PROBLEM: Scan the material and copy every line in which "this" appears.

PROVIDED RECORDS:
==============================
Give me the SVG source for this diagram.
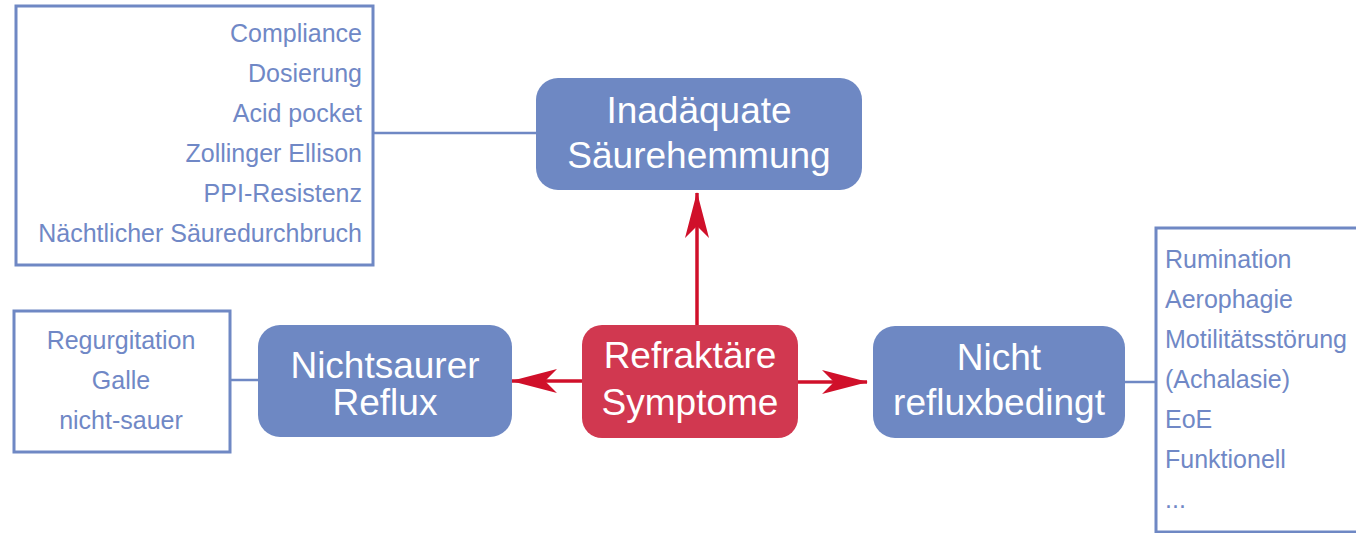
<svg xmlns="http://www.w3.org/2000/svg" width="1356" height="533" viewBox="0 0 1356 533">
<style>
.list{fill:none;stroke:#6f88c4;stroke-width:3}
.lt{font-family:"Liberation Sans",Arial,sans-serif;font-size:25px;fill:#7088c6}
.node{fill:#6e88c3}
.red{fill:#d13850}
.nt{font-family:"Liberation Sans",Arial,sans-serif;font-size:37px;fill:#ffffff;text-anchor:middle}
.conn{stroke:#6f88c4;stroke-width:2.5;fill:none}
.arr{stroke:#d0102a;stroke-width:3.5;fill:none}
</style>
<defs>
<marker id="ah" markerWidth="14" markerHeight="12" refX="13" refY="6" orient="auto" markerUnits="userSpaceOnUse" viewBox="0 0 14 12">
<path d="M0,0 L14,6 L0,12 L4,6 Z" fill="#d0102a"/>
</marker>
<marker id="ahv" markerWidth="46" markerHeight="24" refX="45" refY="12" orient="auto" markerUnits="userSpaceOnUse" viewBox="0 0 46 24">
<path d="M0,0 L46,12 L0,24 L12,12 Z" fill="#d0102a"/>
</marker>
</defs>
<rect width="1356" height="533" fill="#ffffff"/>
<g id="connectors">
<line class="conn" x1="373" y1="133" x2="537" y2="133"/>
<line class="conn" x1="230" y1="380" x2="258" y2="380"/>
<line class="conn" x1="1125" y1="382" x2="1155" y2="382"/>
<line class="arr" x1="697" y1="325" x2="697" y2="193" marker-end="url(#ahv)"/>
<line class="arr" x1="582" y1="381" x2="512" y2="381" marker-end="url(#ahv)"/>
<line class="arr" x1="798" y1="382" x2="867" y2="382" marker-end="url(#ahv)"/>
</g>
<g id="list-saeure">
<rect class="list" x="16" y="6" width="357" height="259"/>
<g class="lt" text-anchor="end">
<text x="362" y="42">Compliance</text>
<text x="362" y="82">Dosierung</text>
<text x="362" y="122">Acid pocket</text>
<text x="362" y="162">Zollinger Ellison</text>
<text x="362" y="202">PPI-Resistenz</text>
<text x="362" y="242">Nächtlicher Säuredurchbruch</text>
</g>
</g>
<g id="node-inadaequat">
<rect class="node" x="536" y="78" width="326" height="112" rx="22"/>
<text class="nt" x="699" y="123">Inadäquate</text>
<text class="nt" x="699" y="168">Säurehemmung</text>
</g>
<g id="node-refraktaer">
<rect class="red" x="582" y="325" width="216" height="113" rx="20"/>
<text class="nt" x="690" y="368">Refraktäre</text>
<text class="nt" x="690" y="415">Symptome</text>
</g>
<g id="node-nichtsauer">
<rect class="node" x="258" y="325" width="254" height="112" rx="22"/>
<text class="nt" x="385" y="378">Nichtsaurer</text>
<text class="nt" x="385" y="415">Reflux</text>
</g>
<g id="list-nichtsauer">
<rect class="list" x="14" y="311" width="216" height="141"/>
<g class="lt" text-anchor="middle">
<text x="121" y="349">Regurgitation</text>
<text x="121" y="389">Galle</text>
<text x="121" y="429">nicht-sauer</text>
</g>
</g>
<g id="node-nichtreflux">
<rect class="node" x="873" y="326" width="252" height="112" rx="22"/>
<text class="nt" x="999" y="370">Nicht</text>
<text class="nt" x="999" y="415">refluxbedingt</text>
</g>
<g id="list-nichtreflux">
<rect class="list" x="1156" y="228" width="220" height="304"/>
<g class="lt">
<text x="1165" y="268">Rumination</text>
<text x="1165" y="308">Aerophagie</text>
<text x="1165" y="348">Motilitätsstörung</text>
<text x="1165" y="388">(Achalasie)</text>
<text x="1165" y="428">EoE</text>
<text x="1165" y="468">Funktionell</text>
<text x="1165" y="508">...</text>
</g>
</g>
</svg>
==============================
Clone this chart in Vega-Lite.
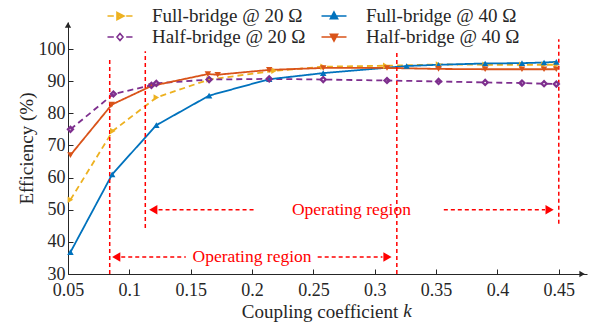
==============================
TASK OUTPUT:
Give me the SVG source for this diagram.
Clone this chart in Vega-Lite.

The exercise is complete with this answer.